* _Problem details_
Quote the whole listing word for word. Do not include the pictures.

* _Given information_
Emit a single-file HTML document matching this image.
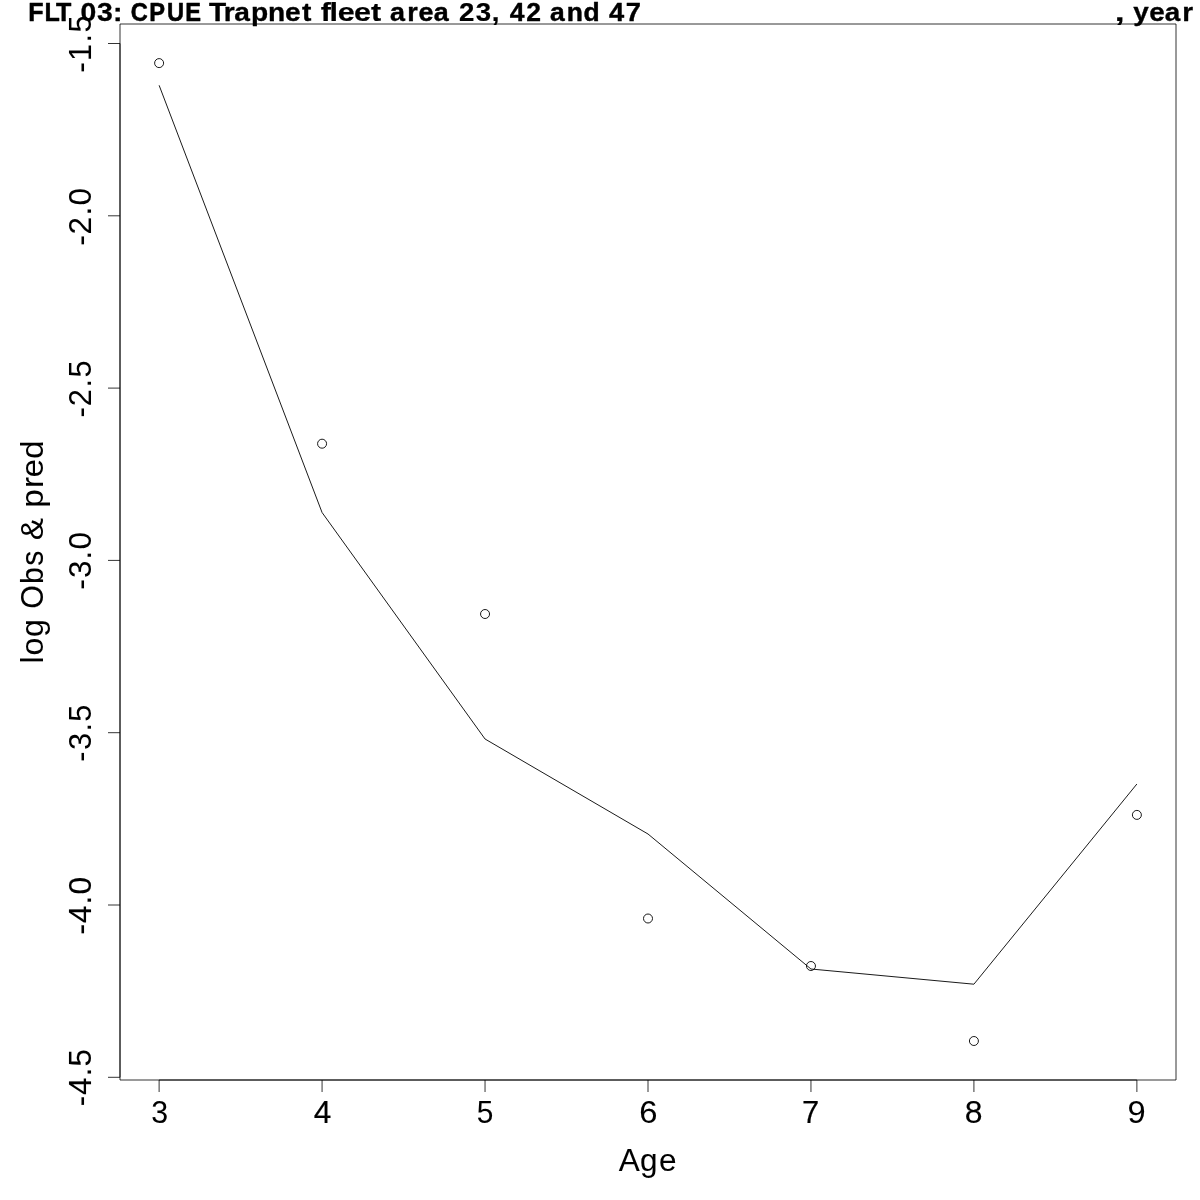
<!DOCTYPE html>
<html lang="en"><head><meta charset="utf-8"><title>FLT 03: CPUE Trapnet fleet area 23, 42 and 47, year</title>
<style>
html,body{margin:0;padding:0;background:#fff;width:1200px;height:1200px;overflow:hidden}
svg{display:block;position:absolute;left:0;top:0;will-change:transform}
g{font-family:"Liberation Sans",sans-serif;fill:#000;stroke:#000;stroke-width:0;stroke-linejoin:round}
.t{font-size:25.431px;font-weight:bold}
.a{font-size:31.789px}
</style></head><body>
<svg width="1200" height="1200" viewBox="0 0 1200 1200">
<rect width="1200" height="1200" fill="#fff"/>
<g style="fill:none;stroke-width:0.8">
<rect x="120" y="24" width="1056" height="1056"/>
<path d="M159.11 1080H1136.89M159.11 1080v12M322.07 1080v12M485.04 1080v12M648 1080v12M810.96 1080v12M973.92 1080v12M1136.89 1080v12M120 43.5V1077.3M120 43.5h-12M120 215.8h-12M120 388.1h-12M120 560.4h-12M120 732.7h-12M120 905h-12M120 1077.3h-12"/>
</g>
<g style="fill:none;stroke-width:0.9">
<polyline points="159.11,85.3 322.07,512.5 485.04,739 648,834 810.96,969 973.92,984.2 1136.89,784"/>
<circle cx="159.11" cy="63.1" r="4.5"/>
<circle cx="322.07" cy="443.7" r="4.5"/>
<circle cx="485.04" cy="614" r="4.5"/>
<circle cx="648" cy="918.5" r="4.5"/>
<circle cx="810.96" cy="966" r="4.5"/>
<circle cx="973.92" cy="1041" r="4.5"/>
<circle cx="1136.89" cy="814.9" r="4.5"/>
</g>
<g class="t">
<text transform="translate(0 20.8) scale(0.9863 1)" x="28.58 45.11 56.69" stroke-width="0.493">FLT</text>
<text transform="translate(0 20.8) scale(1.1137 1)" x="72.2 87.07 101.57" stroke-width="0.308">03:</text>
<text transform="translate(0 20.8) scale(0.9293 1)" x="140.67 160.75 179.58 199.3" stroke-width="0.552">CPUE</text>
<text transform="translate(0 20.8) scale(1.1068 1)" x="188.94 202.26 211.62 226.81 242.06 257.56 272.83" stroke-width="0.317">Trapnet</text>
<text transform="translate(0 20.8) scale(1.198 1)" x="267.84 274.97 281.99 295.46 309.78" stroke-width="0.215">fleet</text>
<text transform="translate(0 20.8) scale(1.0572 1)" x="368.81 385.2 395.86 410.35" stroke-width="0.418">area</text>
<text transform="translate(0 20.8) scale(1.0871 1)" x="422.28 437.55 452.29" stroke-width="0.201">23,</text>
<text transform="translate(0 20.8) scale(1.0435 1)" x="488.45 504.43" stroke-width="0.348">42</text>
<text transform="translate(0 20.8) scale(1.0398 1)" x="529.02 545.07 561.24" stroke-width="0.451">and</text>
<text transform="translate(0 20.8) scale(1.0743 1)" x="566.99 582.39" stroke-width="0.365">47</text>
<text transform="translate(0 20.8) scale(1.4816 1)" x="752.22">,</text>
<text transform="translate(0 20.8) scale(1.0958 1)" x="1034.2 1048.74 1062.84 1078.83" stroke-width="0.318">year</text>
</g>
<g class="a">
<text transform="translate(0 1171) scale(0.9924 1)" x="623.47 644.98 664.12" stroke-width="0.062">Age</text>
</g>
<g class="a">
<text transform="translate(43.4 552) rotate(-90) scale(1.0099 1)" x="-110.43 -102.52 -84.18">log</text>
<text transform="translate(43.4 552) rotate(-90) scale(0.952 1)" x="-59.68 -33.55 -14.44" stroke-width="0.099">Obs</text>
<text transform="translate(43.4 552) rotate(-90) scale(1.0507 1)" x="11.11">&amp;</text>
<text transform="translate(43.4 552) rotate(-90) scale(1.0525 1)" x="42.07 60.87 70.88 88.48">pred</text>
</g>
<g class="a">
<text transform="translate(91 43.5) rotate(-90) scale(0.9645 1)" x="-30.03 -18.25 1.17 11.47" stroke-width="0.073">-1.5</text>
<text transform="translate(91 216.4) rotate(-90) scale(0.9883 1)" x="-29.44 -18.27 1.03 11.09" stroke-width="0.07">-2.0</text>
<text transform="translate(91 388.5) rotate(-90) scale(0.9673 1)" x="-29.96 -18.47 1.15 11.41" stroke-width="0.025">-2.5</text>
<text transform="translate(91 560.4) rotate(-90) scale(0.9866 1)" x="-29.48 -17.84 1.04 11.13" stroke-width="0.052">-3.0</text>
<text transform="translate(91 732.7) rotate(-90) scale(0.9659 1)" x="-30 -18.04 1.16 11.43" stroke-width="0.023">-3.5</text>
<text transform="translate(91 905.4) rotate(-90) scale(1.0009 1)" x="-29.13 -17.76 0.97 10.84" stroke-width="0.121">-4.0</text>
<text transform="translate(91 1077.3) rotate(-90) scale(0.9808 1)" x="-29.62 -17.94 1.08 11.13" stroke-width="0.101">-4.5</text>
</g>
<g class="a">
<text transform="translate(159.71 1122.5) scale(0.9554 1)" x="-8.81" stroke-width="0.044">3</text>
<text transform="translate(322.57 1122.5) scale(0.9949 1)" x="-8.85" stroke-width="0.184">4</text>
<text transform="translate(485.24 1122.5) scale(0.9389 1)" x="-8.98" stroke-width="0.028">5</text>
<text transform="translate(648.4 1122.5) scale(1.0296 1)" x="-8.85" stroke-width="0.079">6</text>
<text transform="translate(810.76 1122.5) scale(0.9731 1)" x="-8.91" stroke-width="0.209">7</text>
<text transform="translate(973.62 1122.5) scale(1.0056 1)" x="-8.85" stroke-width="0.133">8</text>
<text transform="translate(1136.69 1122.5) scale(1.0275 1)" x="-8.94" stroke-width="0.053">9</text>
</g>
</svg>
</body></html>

* _Written answer_
Emit a single-file HTML document matching this image.
<!DOCTYPE html>
<html lang="en"><head><meta charset="utf-8"><title>FLT 03: CPUE Trapnet fleet area 23, 42 and 47, year</title>
<style>
html,body{margin:0;padding:0;background:#fff;width:1200px;height:1200px;overflow:hidden}
svg{display:block;position:absolute;left:0;top:0;will-change:transform}
g{font-family:"Liberation Sans",sans-serif;fill:#000;stroke:#000;stroke-width:0;stroke-linejoin:round}
.t{font-size:25.431px;font-weight:bold}
.a{font-size:31.789px}
</style></head><body>
<svg width="1200" height="1200" viewBox="0 0 1200 1200">
<rect width="1200" height="1200" fill="#fff"/>
<g style="fill:none;stroke-width:0.8">
<rect x="120" y="24" width="1056" height="1056"/>
<path d="M159.11 1080H1136.89M159.11 1080v12M322.07 1080v12M485.04 1080v12M648 1080v12M810.96 1080v12M973.92 1080v12M1136.89 1080v12M120 43.5V1077.3M120 43.5h-12M120 215.8h-12M120 388.1h-12M120 560.4h-12M120 732.7h-12M120 905h-12M120 1077.3h-12"/>
</g>
<g style="fill:none;stroke-width:0.9">
<polyline points="159.11,85.3 322.07,512.5 485.04,739 648,834 810.96,969 973.92,984.2 1136.89,784"/>
<circle cx="159.11" cy="63.1" r="4.5"/>
<circle cx="322.07" cy="443.7" r="4.5"/>
<circle cx="485.04" cy="614" r="4.5"/>
<circle cx="648" cy="918.5" r="4.5"/>
<circle cx="810.96" cy="966" r="4.5"/>
<circle cx="973.92" cy="1041" r="4.5"/>
<circle cx="1136.89" cy="814.9" r="4.5"/>
</g>
<g class="t">
<text transform="translate(0 20.8) scale(0.9863 1)" x="28.58 45.11 56.69" stroke-width="0.493">FLT</text>
<text transform="translate(0 20.8) scale(1.1137 1)" x="72.2 87.07 101.57" stroke-width="0.308">03:</text>
<text transform="translate(0 20.8) scale(0.9293 1)" x="140.67 160.75 179.58 199.3" stroke-width="0.552">CPUE</text>
<text transform="translate(0 20.8) scale(1.1068 1)" x="188.94 202.26 211.62 226.81 242.06 257.56 272.83" stroke-width="0.317">Trapnet</text>
<text transform="translate(0 20.8) scale(1.198 1)" x="267.84 274.97 281.99 295.46 309.78" stroke-width="0.215">fleet</text>
<text transform="translate(0 20.8) scale(1.0572 1)" x="368.81 385.2 395.86 410.35" stroke-width="0.418">area</text>
<text transform="translate(0 20.8) scale(1.0871 1)" x="422.28 437.55 452.29" stroke-width="0.201">23,</text>
<text transform="translate(0 20.8) scale(1.0435 1)" x="488.45 504.43" stroke-width="0.348">42</text>
<text transform="translate(0 20.8) scale(1.0398 1)" x="529.02 545.07 561.24" stroke-width="0.451">and</text>
<text transform="translate(0 20.8) scale(1.0743 1)" x="566.99 582.39" stroke-width="0.365">47</text>
<text transform="translate(0 20.8) scale(1.4816 1)" x="752.22">,</text>
<text transform="translate(0 20.8) scale(1.0958 1)" x="1034.2 1048.74 1062.84 1078.83" stroke-width="0.318">year</text>
</g>
<g class="a">
<text transform="translate(0 1171) scale(0.9924 1)" x="623.47 644.98 664.12" stroke-width="0.062">Age</text>
</g>
<g class="a">
<text transform="translate(43.4 552) rotate(-90) scale(1.0099 1)" x="-110.43 -102.52 -84.18">log</text>
<text transform="translate(43.4 552) rotate(-90) scale(0.952 1)" x="-59.68 -33.55 -14.44" stroke-width="0.099">Obs</text>
<text transform="translate(43.4 552) rotate(-90) scale(1.0507 1)" x="11.11">&amp;</text>
<text transform="translate(43.4 552) rotate(-90) scale(1.0525 1)" x="42.07 60.87 70.88 88.48">pred</text>
</g>
<g class="a">
<text transform="translate(91 43.5) rotate(-90) scale(0.9645 1)" x="-30.03 -18.25 1.17 11.47" stroke-width="0.073">-1.5</text>
<text transform="translate(91 216.4) rotate(-90) scale(0.9883 1)" x="-29.44 -18.27 1.03 11.09" stroke-width="0.07">-2.0</text>
<text transform="translate(91 388.5) rotate(-90) scale(0.9673 1)" x="-29.96 -18.47 1.15 11.41" stroke-width="0.025">-2.5</text>
<text transform="translate(91 560.4) rotate(-90) scale(0.9866 1)" x="-29.48 -17.84 1.04 11.13" stroke-width="0.052">-3.0</text>
<text transform="translate(91 732.7) rotate(-90) scale(0.9659 1)" x="-30 -18.04 1.16 11.43" stroke-width="0.023">-3.5</text>
<text transform="translate(91 905.4) rotate(-90) scale(1.0009 1)" x="-29.13 -17.76 0.97 10.84" stroke-width="0.121">-4.0</text>
<text transform="translate(91 1077.3) rotate(-90) scale(0.9808 1)" x="-29.62 -17.94 1.08 11.13" stroke-width="0.101">-4.5</text>
</g>
<g class="a">
<text transform="translate(159.71 1122.5) scale(0.9554 1)" x="-8.81" stroke-width="0.044">3</text>
<text transform="translate(322.57 1122.5) scale(0.9949 1)" x="-8.85" stroke-width="0.184">4</text>
<text transform="translate(485.24 1122.5) scale(0.9389 1)" x="-8.98" stroke-width="0.028">5</text>
<text transform="translate(648.4 1122.5) scale(1.0296 1)" x="-8.85" stroke-width="0.079">6</text>
<text transform="translate(810.76 1122.5) scale(0.9731 1)" x="-8.91" stroke-width="0.209">7</text>
<text transform="translate(973.62 1122.5) scale(1.0056 1)" x="-8.85" stroke-width="0.133">8</text>
<text transform="translate(1136.69 1122.5) scale(1.0275 1)" x="-8.94" stroke-width="0.053">9</text>
</g>
</svg>
</body></html>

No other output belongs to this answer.